Her stall, a stone’s throw from Singapore’s business district, offers cups of sugarcane juice for as little as S$1.50. It was one of many food stalls forced to raise prices this year amid a surge in costs of everything from imported rice and eggs to cooking oil. The country’s headline inflation rate sped up to 7.5% last year, although it moderated to 4.0% in August according to the latest data. A tight labor market has added to the cost pressures.

Data also shows price hikes at hawker centers have been much smaller than the rise in costs of items like eggs and chicken. Food critics say vendors fear turning off longtime customers who see them as an oasis of cheap in a city where an influx of wealth has driven up the prices of everything from cars to property prices.

“Nowhere in the developed world will you find dishes at such low prices,” said Pamelia Chia, a chef and a writer on Singapore food heritage. “It’s not that these dishes are any less artisanal than anything from the west, but people impose a price ceiling on these dishes,” she said.

Rising Rents
Hawker centers haven’t been immune to rising property prices. Rents at the nearly 120 hawker centers, mostly managed by the government, are now allocated by a bidding system, with the bulk of them no longer subsidized. The bid value of monthly rents for cooked food stalls nearly doubled to S$308 last year from S$157 per square meter in 2013, according to data compiled by Bloomberg at mid-year. Some, including restauranteur and food critic KF Seetoh, question this system.

“I see no reason why public hawker stalls built with public monies, and expected to be offering very affordable food for the masses, must be on a highest-bid-gets-it system,” said Seetoh, who last year opened New York’s Urban Hawker — a street-food market based on Singapore’s hawker centers and born from his collaboration with the late celebrity chef Anthony Bourdain.

Prime Minister Lee’s administration has sought to show it understands the pain of higher living costs. The government recently pledged to help citizens cope with retirement and home ownership. Given the impact that rising food costs could have on the public, it has also introduced a series of steps including expanding an existing scheme providing rent discounts for eateries on the condition that they provide affordable meals.

It is also handing out vouchers to support food businesses including hawkers.

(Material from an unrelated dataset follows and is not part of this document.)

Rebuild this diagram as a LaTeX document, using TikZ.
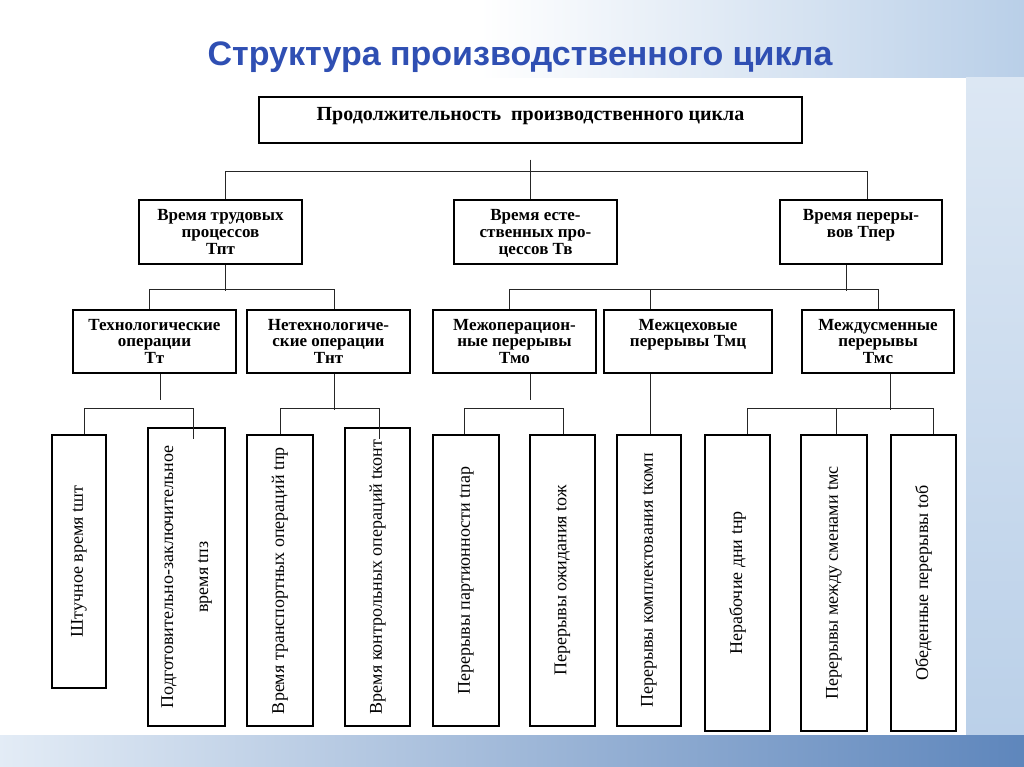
\documentclass[tikz,border=0pt]{standalone}
\usepackage{fontspec}
\setmainfont{Liberation Serif}
\newfontfamily\titlefont{Liberation Sans}
\definecolor{titleblue}{HTML}{2F4FB3}
\definecolor{bgblue}{HTML}{B9CFE8}
\definecolor{bgdark}{HTML}{5E86BC}
\newcommand{\hbx}[4]{\parbox[c][#2][t]{#1}{\centering\rule{0pt}{#3}#4}}
\begin{document}
\begin{tikzpicture}[x=1pt,y=-1pt,
  box/.style={draw=black,line width=1.3pt,fill=white,inner sep=0pt},
  conn/.style={draw=black!85,line width=1pt},
  lvl/.style={font=\bfseries\fontsize{17}{16.8}\selectfont},
  vbox/.style={box,font=\fontsize{18}{20}\selectfont},
]
\useasboundingbox (0,0) rectangle (1024,767);
% background
\fill[white] (0,0) rectangle (1024,767);
\shade[left color=white,right color=bgblue] (480,0) rectangle (1024,80);
\shade[top color=bgblue!50,bottom color=bgblue] (966,78) rectangle (1024,767);
\shade[left color=bgblue!40,right color=bgdark] (0,735) rectangle (1024,767);
\fill[white] (35,78) rectangle (966,735);

% title
\node[font=\titlefont\bfseries\fontsize{34}{38}\selectfont,text=titleblue,anchor=base] (title) at (520,66) {Структура производственного цикла};

% level 1
\node[box,font=\bfseries\fontsize{20}{22}\selectfont] (T) at (530.5,120) {\hbx{543pt}{46pt}{24pt}{Продолжительность\ \ производственного цикла}};

% level 2
\node[box,lvl] (A) at (220.5,232) {\hbx{163pt}{64pt}{21pt}{Время трудовых\\процессов\\Тпт}};
\node[box,lvl] (B) at (535.5,232) {\hbx{163pt}{64pt}{21pt}{Время есте-\\ственных про-\\цессов Тв}};
\node[box,lvl] (C) at (861,232) {\hbx{162pt}{64pt}{21pt}{Время переры-\\вов Тпер}};

% level 3
\node[box,lvl] (D) at (154.5,341.5) {\hbx{163pt}{63pt}{20pt}{Технологические\\операции\\Тт}};
\node[box,lvl] (E) at (328.5,341.5) {\hbx{163pt}{63pt}{20pt}{Нетехнологиче-\\ские операции\\Тнт}};
\node[box,lvl] (F) at (514.5,341.5) {\hbx{163pt}{63pt}{20pt}{Межоперацион-\\ные перерывы\\Тмо}};
\node[box,lvl] (G) at (688,341.5) {\hbx{168pt}{63pt}{20pt}{Межцеховые\\перерывы Тмц}};
\node[box,lvl] (H) at (878,341.5) {\hbx{152pt}{63pt}{20pt}{Междусменные\\перерывы\\Тмс}};

% level 4
\node[vbox,minimum width=54pt,minimum height=253pt] (V1) at (79,561.5) {\rotatebox{90}{Штучное время tшт}};
\node[vbox,minimum width=77pt,minimum height=298pt] (V2) at (186.5,577) {\rotatebox{90}{\begin{tabular}{@{}c@{}}Подготовительно-заключительное\\[15pt]время tпз\end{tabular}}};
\node[vbox,minimum width=66pt,minimum height=291pt] (V3) at (280,580.5) {\rotatebox{90}{Время транспортных операций tпр}};
\node[vbox,minimum width=65pt,minimum height=298pt] (V4) at (377.5,577) {\rotatebox{90}{Время контрольных операций tконт}};
\node[vbox,minimum width=66pt,minimum height=291pt] (V5) at (466,580.5) {\rotatebox{90}{Перерывы партионности tпар}};
\node[vbox,minimum width=65pt,minimum height=291pt] (V6) at (562.5,580.5) {\rotatebox{90}{Перерывы ожидания tож}};
\node[vbox,minimum width=64pt,minimum height=291pt] (V7) at (649,580.5) {\rotatebox{90}{Перерывы комплектования tкомп}};
\node[vbox,minimum width=65pt,minimum height=296pt] (V8) at (737.5,583) {\rotatebox{90}{Нерабочие дни tнр}};
\node[vbox,minimum width=66pt,minimum height=296pt] (V9) at (834,583) {\rotatebox{90}{Перерывы между сменами tмс}};
\node[vbox,minimum width=65pt,minimum height=296pt] (V10) at (923.5,583) {\rotatebox{90}{Обеденные перерывы tоб}};

% connectors level 1 -> 2
\draw[conn] (T.south) ++(0,16) -- (B.north -| T.south);
\draw[conn] ([xshift=4.5pt]A.north) -- ++(0,-28) -| ([xshift=6pt]C.north);

% level 2 -> 3
\draw[conn] ([xshift=4.5pt]A.south) -- ++(0,26);
\draw[conn] ([xshift=-5.5pt]D.north) -- ++(0,-20) -| ([xshift=5.5pt]E.north);
\draw[conn] ([xshift=-15pt]C.south) -- ++(0,26);
\draw[conn] ([xshift=-5.5pt]F.north) -- ++(0,-20) -| (H.north);
\draw[conn] ([xshift=-38pt]G.north) -- ++(0,-20);

% level 3 -> 4
\draw[conn] ([xshift=5.5pt]D.south) -- ++(0,26);
\draw[conn] ([xshift=5pt]V1.north) -- ++(0,-26) -| ([xshift=6.5pt,yshift=-12pt]V2.north);
\draw[conn] ([xshift=5.5pt]E.south) -- ++(0,36);
\draw[conn] (V3.north) -- ++(0,-26) -| ([xshift=1.5pt,yshift=-12pt]V4.north);
\draw[conn] ([xshift=15.5pt]F.south) -- ++(0,26);
\draw[conn] ([xshift=-2pt]V5.north) -- ++(0,-26) -| ([xshift=0.5pt]V6.north);
\draw[conn] ([xshift=-38pt]G.south) -- ([xshift=1pt]V7.north);
\draw[conn] ([xshift=12pt]H.south) -- ++(0,36);
\draw[conn] ([xshift=9.5pt]V8.north) -- ++(0,-26) -| ([xshift=9.5pt]V10.north);
\draw[conn] ([xshift=2pt]V9.north) -- ++(0,-26);
\end{tikzpicture}
\end{document}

Many low-income Singaporeans, including one 75-year-old resident in the western neighborhood Bukit Panjang, rely on these subsidies.

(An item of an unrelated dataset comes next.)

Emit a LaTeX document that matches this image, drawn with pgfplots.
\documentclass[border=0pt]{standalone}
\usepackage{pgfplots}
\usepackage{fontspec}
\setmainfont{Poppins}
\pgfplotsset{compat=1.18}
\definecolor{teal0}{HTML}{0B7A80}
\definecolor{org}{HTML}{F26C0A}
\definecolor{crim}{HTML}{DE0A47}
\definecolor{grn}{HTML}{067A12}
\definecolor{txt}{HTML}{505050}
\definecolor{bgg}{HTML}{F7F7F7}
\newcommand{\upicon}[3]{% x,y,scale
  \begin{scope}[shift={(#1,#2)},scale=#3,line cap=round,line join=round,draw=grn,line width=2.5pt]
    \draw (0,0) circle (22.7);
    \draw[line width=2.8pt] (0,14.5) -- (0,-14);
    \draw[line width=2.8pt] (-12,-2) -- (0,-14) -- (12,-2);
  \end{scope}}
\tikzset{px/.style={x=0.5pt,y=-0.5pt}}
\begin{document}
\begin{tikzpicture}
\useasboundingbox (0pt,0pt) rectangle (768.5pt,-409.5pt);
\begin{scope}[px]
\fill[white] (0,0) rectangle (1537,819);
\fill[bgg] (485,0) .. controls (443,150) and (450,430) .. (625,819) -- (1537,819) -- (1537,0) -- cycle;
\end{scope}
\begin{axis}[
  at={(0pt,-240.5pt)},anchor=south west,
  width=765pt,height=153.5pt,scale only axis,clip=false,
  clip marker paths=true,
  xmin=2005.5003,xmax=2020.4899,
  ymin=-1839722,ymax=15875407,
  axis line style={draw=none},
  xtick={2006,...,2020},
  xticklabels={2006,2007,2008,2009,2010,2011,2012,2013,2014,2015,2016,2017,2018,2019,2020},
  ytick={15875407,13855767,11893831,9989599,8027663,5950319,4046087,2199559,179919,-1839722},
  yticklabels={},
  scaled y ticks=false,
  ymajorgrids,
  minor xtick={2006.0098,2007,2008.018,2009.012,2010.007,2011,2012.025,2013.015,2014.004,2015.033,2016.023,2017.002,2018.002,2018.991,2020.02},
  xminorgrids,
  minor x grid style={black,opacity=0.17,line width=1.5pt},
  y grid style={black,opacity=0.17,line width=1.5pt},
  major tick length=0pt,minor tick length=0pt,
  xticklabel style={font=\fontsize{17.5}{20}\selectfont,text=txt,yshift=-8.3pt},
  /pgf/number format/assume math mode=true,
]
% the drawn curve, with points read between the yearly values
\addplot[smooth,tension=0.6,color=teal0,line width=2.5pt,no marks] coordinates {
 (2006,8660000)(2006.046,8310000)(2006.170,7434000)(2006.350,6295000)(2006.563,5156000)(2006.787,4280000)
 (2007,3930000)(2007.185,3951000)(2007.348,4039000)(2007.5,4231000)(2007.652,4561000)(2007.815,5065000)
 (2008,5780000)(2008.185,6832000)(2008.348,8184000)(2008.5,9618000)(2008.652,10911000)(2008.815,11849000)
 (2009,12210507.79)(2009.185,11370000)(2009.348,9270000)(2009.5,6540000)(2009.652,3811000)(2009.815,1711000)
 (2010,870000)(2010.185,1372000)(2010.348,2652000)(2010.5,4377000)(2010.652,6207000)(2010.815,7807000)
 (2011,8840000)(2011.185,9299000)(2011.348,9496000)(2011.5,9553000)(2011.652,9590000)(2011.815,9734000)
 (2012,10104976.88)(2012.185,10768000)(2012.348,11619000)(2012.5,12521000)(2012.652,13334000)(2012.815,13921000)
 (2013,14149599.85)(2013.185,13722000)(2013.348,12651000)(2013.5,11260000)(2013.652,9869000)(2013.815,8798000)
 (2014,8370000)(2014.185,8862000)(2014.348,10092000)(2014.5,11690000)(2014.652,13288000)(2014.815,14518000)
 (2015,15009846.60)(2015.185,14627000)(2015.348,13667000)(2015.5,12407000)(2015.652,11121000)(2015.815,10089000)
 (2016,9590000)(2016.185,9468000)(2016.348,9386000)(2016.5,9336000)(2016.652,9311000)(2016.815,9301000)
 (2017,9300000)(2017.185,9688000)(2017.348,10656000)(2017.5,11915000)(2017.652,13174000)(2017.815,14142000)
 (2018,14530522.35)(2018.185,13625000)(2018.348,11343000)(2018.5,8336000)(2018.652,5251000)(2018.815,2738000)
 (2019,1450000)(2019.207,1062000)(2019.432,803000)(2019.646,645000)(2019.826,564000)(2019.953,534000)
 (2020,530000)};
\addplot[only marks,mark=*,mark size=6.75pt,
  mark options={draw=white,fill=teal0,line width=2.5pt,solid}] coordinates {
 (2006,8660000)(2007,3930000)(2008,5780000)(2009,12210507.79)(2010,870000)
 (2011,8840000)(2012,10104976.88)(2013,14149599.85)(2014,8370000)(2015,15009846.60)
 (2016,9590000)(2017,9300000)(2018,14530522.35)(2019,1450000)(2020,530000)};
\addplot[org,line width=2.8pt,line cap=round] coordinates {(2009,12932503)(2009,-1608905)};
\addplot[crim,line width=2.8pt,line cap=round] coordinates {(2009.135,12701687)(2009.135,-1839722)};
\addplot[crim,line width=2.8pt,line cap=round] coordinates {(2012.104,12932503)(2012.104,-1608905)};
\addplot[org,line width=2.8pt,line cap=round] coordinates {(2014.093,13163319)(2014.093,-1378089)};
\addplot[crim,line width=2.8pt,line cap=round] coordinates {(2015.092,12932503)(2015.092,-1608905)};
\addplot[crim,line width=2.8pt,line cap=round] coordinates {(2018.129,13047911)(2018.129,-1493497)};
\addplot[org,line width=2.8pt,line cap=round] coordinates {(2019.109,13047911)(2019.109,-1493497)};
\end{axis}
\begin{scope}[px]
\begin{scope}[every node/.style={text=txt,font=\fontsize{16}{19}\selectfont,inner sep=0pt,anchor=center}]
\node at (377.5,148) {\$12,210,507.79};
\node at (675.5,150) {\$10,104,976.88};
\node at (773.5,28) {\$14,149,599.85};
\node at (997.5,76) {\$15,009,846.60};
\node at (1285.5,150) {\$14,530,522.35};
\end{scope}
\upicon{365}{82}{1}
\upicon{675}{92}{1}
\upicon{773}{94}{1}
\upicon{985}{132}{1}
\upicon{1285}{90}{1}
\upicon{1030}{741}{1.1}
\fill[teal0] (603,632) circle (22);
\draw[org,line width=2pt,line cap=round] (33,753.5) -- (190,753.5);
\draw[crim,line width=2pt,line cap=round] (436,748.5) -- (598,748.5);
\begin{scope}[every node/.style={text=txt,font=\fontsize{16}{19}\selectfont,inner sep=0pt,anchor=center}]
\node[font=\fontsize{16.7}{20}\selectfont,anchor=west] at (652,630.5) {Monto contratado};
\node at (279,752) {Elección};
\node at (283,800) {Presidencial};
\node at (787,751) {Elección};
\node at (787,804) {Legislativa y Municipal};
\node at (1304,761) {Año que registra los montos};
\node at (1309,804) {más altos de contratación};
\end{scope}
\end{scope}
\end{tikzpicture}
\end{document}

“Without these vouchers I probably will go even less to hawker centers,” she said, preferring to give only her last name Neoh. Like Zuo, she earns just several hundred Singapore dollars each month doing odd jobs such as reselling discarded items — just enough to take care of her daughter who has a mental illness. “The older generation who don’t have much income will choose to cook at home. That’s always cheaper than hawker food.”